» TASK BRIEF
Leaving out all pictures, reproduce the entries below exactly, from the first line through the line that contains "from bokeh.resources import INLINE".

» THE RECORDS
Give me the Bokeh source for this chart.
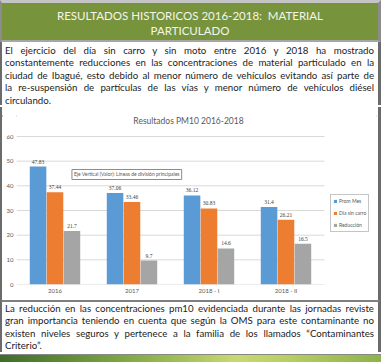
from bokeh.plotting import figure
from bokeh.models import (ColumnDataSource, Div, LabelSet, Label, Legend, LegendItem,
                          FixedTicker, Range1d)
from bokeh.layouts import column, row
from bokeh.embed import file_html
from bokeh.resources import INLINE

# ---------------- data ----------------
categories = ["2016", "2017", "2018 - I", "2018 - II"]
prom_mes = [47.83, 37.06, 36.12, 31.4]
dia_sin_carro = [37.44, 33.46, 30.83, 26.21]
reduccion = [21.7, 9.7, 14.6, 16.5]
series_names = ["Prom Mes", "Día sin carro", "Reducción"]
y_ticks = [0, 10, 20, 30, 40, 50, 60]
chart_title = "Resultados PM10 2016-2018"

header_lines = ["RESULTADOS HISTORICOS 2016-2018:&nbsp; MATERIAL", "PARTICULADO"]
top_lines = [
    "El ejercicio del día sin carro y sin moto entre 2016 y 2018 ha mostrado",
    "constantemente reducciones en las concentraciones de material particulado en la",
    "ciudad de Ibagué, esto debido al menor número de vehículos evitando así parte de",
    "la re-suspensión de partículas de las vías y menor número de vehículos diésel",
    "circulando.",
]
bottom_lines = [
    "La reducción en las concentraciones pm10 evidenciada durante las jornadas reviste",
    "gran importancia teniendo en cuenta que según la OMS para este contaminante no",
    "existen niveles seguros y pertenece a la familia de los llamados “Contaminantes",
    "Criterio”.",
]

W = 381
FONT = "Lato"
colors = ["#5B9BD5", "#ED7D31", "#A5A5A5"]
DARK = "#6b6b6b"

# ---------------- header ----------------
header_html = (
    f'<div style="width:{W}px;height:42px;box-sizing:border-box;background:#77933c;'
    f'border-top:3px solid #c4c4c4;border-left:2px solid #8c8c8c;border-right:3px solid #8c8c8c;'
    f'border-bottom:2px solid #a6a6a6;color:#f4f6ee;'
    f'font-family:{FONT};font-size:11.5px;line-height:15px;text-align:center;'
    f'padding-top:4.5px;">' + "<br>".join(header_lines) + '</div>'
)
header = Div(text=header_html, width=W, height=42, margin=0)


def para_html(lines, h, border_top, pad_top, lh):
    parts = []
    for i, ln in enumerate(lines):
        last = i == len(lines) - 1
        al = "left" if last else "justify"
        parts.append(
            f'<div style="white-space:nowrap;text-align:{al};text-align-last:{al};'
            f'height:{lh}px;line-height:{lh}px;">{ln}</div>'
        )
    return (
        f'<div style="width:{W}px;height:{h}px;box-sizing:border-box;background:#fff;'
        f'border-left:2px solid {DARK};border-right:3px solid {DARK};{border_top}'
        f'padding:{pad_top}px 4px 0 3px;color:#1c1c1c;font-family:{FONT};font-size:9.7px;'
        f'overflow:visible;">' + "".join(parts) + '</div>'
    )


top_text = Div(text=para_html(top_lines, 63, "", 1.75, 12.5), width=W, height=63, margin=0)
sep = Div(text=f'<div style="width:{W}px;height:2px;background:#a6a6a6;"></div>',
          width=W, height=2, margin=0)
bottom_text = Div(text=para_html(bottom_lines, 52, "border-top:2px solid #7f7f7f;", 0, 12.3),
                  width=W, height=52, margin=0)

strip = Div(
    text=(f'<div style="width:{W}px;height:10px;box-sizing:border-box;'
          f'border-top:1px solid #888;'
          f'background:linear-gradient(90deg,#3f6c2c 0%,#6f9a3c 25%,#9dbb55 45%,'
          f'#c9d873 62%,#b8cf63 75%,#8fb24a 100%);"></div>'),
    width=W, height=10, margin=0)

# ---------------- chart ----------------
n = len(categories)
centers = [i + 0.5 for i in range(n)]
bw = 0.215
offs = [-0.22, 0.0, 0.22]
series = [prom_mes, dia_sin_carro, reduccion]

CW = W - 5
CH = 193
# frame spans figure x 14..374 and y 6..177 (0 at 177, 60 at 29)
p = figure(x_range=Range1d(0, 360 / 77), y_range=Range1d(0, 171 * 60 / 148), width=CW, height=CH,
           output_backend="svg", toolbar_location=None,
           min_border_left=14, min_border_right=2, min_border_top=6, min_border_bottom=16)
p.outline_line_color = None
p.background_fill_color = "white"
p.border_fill_color = "white"
p.xgrid.grid_line_color = None
p.ygrid.grid_line_color = None

# horizontal grid lines over the category extent only
p.segment(x0=[0] * len(y_ticks), x1=[n] * len(y_ticks), y0=y_ticks, y1=y_ticks,
          line_color="#d9d9d9", line_width=1)

renderers = []
for name, vals, o, c in zip(series_names, series, offs, colors):
    src = ColumnDataSource(dict(x=[cx + o for cx in centers], top=vals,
                                lab=[str(v) for v in vals]))
    r = p.vbar(x="x", top="top", width=bw, source=src, fill_color=c, line_color=None)
    renderers.append(r)
    p.add_layout(LabelSet(x="x", y="top", text="lab", source=src,
                          y_offset=3, text_align="center", text_baseline="bottom",
                          text_font_size="5.5px", text_color="#404040", text_font=FONT))

title_lbl = Label(x=(186 - 14) / 77, y=(177 - 13) * 60 / 148, text=chart_title,
                  text_font=FONT, text_font_size="8.5px", text_color="#595959",
                  text_align="center", text_baseline="middle")
p.add_layout(title_lbl)

p.yaxis.ticker = FixedTicker(ticks=y_ticks)
p.yaxis.axis_line_color = None
p.yaxis.major_tick_line_color = None
p.yaxis.minor_tick_line_color = None
p.yaxis.major_tick_out = 0
p.yaxis.major_tick_in = 0
p.yaxis.major_label_text_font_size = "6px"
p.yaxis.major_label_text_color = "#595959"
p.yaxis.major_label_text_font = FONT
p.yaxis.major_label_standoff = 3

p.xaxis.ticker = FixedTicker(ticks=centers)
p.xaxis.major_label_overrides = {c: lab for c, lab in zip(centers, categories)}
p.xaxis.axis_line_color = None
p.xaxis.major_tick_line_color = None
p.xaxis.minor_tick_line_color = None
p.xaxis.major_tick_out = 0
p.xaxis.major_tick_in = 0
p.xaxis.major_label_text_font_size = "6px"
p.xaxis.major_label_text_color = "#595959"
p.xaxis.major_label_text_font = FONT
p.xaxis.major_label_standoff = 2

tip = Label(x=0.72, y=44.6, text="Eje Vertical (Valor): Líneas de división principales",
            text_font_size="5px", text_color="#595959", text_font=FONT,
            text_baseline="middle", border_line_color="#8c8c8c",
            background_fill_color="white", padding=2)
p.add_layout(tip)

legend = Legend(items=[LegendItem(label=nm, renderers=[r]) for nm, r in zip(series_names, renderers)],
                location=(314, 52), label_text_font_size="5px", label_text_color="#595959",
                label_text_font=FONT, glyph_width=4, glyph_height=4, label_height=8,
                label_standoff=2, spacing=4, padding=2, margin=0,
                border_line_color="#8c8c8c", background_fill_color="white")
p.add_layout(legend)

lb = Div(text=f'<div style="width:2px;height:{CH}px;background:{DARK}"></div>', width=2, height=CH, margin=0)
rb = Div(text=f'<div style="width:3px;height:{CH}px;background:{DARK}"></div>', width=3, height=CH, margin=0)
chart_row = row(lb, p, rb, spacing=0)

layout = column(header, top_text, sep, chart_row, bottom_text, strip, spacing=0)

open("out.html", "w").write(file_html(layout, INLINE))
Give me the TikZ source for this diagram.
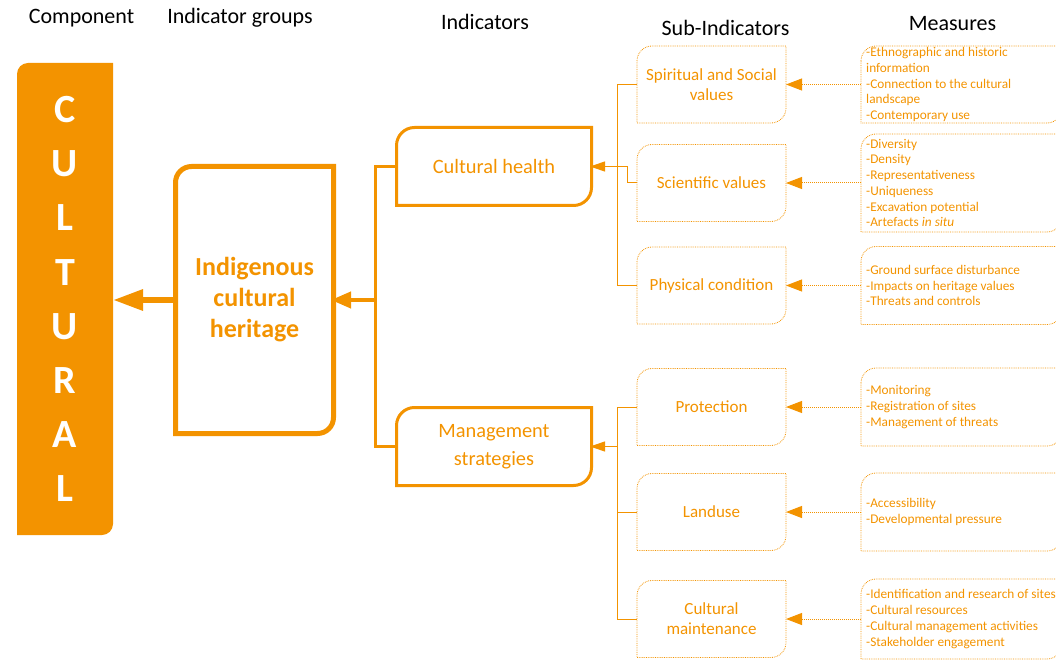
\documentclass[tikz,border=0pt]{standalone}
\usepackage{fontspec}
\setmainfont{Carlito}
\usepackage{tikz}
\usetikzlibrary{arrows.meta,calc}

\definecolor{heritage}{RGB}{243,147,0}

% box with rounded top-left and bottom-right corners
\newcommand{\leafbox}[3]{%
  \draw[#3] ($(#1.north west)+(0,-#2)$) arc[start angle=180,end angle=90,radius=#2pt]
    -- (#1.north east) -- ($(#1.south east)+(0,#2)$)
    arc[start angle=0,end angle=-90,radius=#2pt] -- (#1.south west) -- cycle;}

\begin{document}
\begin{tikzpicture}[x=1pt,y=1pt,
    frame/.style={inner sep=0pt,outer sep=0pt,align=center,text=heritage},
    letters/.style={text=white,align=center,inner sep=0pt,font=\fontsize{40}{54.2}\selectfont\bfseries},
    header/.style={anchor=base,inner sep=0pt,font=\fontsize{22}{26}\selectfont},
    indicator/.style={frame,minimum width=195pt,minimum height=78pt,font=\fontsize{20.4}{28}\selectfont},
    sub/.style={frame,minimum width=149pt,minimum height=77pt,font=\fontsize{17}{20}\selectfont},
    measure/.style={frame,minimum width=201pt},
    measuretext/.style={anchor=west,inner sep=0pt,align=left,text=heritage,font=\fontsize{13.3}{15.75}\selectfont},
    measurelink/.style={heritage,densely dotted,line width=1pt,-{Triangle[length=16pt,width=12pt]}},
    sublink/.style={heritage,line width=1pt},
    indlink/.style={heritage,line width=2.5pt}]

    \useasboundingbox (0,0) rectangle (1056,-660);
    \clip (0,0) rectangle (1056,-660);

    % column titles
    \node[header] (component) at (81.5,-24) {Component};
    \node[header] (groups) at (240,-24) {Indicator groups};
    \node[header] (indicators) at (485,-30) {Indicators};
    \node[header] (subindicators) at (725.5,-35.5) {Sub-Indicators};
    \node[header] (measures) at (952.5,-31) {Measures};

    % component
    \node[frame,minimum width=96pt,minimum height=472pt] (cultural) at (65,-299) {};
    \leafbox{cultural}{11}{fill=heritage,draw=none}
    \node[letters] (culturaltext) at (cultural) {C\\U\\L\\T\\U\\R\\A\\L};

    % indicator group
    \node[frame,minimum width=158pt,minimum height=267pt,font=\fontsize{26}{31}\selectfont\bfseries] (indigenous) at (254.5,-300) {Indigenous\\cultural\\heritage};
    \leafbox{indigenous}{16}{heritage,line width=5pt}

    % indicators
    \node[indicator] (health) at (494,-166.5) {Cultural health};
    \node[indicator] (strategies) at (494,-446.5) {Management\\strategies};
    \leafbox{health}{18}{heritage,line width=3pt}
    \leafbox{strategies}{18}{heritage,line width=3pt}

    % sub-indicators
    \node[sub] (spiritual) at (711.5,-84.5) {Spiritual and Social\\values};
    \node[sub] (scientific) at (711.5,-183) {Scientific values};
    \node[sub] (physical) at (711.5,-285.5) {Physical condition};
    \node[sub] (protection) at (711.5,-407) {Protection};
    \node[sub] (landuse) at (711.5,-512) {Landuse};
    \node[sub] (maintenance) at (711.5,-619) {Cultural\\maintenance};
    \foreach \n in {spiritual,scientific,physical,protection,landuse,maintenance}
        \leafbox{\n}{15}{heritage,densely dotted,line width=0.8pt};

    % measures
    \node[measure,minimum height=77pt] (mspiritual) at (961.5,-84.5) {};
    \node[measure,minimum height=98pt] (mscientific) at (961.5,-183) {};
    \node[measure,minimum height=78pt] (mphysical) at (961.5,-285.5) {};
    \node[measure,minimum height=78pt] (mprotection) at (961.5,-407) {};
    \node[measure,minimum height=78pt] (mlanduse) at (961.5,-512) {};
    \node[measure,minimum height=80pt] (mmaintenance) at (961.5,-619) {};
    \foreach \n in {mspiritual,mscientific,mphysical,mprotection,mlanduse,mmaintenance}
        \leafbox{\n}{15}{heritage,densely dotted,line width=0.8pt};

    \node[measuretext] (tspiritual) at ([xshift=5pt]mspiritual.west) {-Ethnographic and historic\\information\\-Connection to the cultural\\landscape\\-Contemporary use};
    \node[measuretext] (tscientific) at ([xshift=5pt]mscientific.west) {-Diversity\\-Density\\-Representativeness\\-Uniqueness\\-Excavation potential\\-Artefacts \textit{in situ}};
    \node[measuretext] (tphysical) at ([xshift=5pt]mphysical.west) {-Ground surface disturbance\\-Impacts on heritage values\\-Threats and controls};
    \node[measuretext] (tprotection) at ([xshift=5pt]mprotection.west) {-Monitoring\\-Registration of sites\\-Management of threats};
    \node[measuretext] (tlanduse) at ([xshift=5pt]mlanduse.west) {-Accessibility\\-Developmental pressure};
    \node[measuretext] (tmaintenance) at ([xshift=5pt]mmaintenance.west) {-Identification and research of sites\\-Cultural resources\\-Cultural management activities\\-Stakeholder engagement};

    % measures to sub-indicators
    \draw[measurelink] (mspiritual.west) -- (spiritual.east);
    \draw[measurelink] (mscientific.west) -- (scientific.east);
    \draw[measurelink] (mphysical.west) -- (physical.east);
    \draw[measurelink] (mprotection.west) -- (protection.east);
    \draw[measurelink] (mlanduse.west) -- (landuse.east);
    \draw[measurelink] (mmaintenance.west) -- (maintenance.east);

    % sub-indicators to indicators
    \draw[sublink] (spiritual.west) -- ++(-20,0) |- (physical.west);
    \draw[sublink,-{Triangle[length=15pt,width=10pt]},shorten >=-1.5pt] (scientific.west) -- ++(-10,0) |- (health.east);
    \draw[sublink] (protection.west) -- ++(-20,0) |- (maintenance.west);
    \draw[sublink] (landuse.west) -- ++(-20,0);
    \draw[sublink,-{Triangle[length=15pt,width=10pt]},shorten >=-1.5pt] (protection.west) -- ++(-20,0) |- (strategies.east);

    % indicators to group
    \draw[indlink] (health.west) -- ++(-21,0) |- (strategies.west);
    \coordinate (indjoin) at (375,-300);
    \draw[indlink,line width=4pt,-{Triangle[length=20pt,width=16pt]},shorten >=-2.5pt] (indjoin) -- (indigenous.east);

    % group to component
    \draw[heritage,line width=6pt,-{Triangle[length=30pt,width=20pt]}] (indigenous.west) -- (indigenous.west -| cultural.east);
\end{tikzpicture}
\end{document}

» RIGHT ANSWER
Give me the Bokeh source for this chart.
from bokeh.plotting import figure
from bokeh.models import (ColumnDataSource, Div, LabelSet, Label, Legend, LegendItem,
                          FixedTicker, Range1d)
from bokeh.layouts import column, row
from bokeh.embed import file_html
from bokeh.resources import INLINE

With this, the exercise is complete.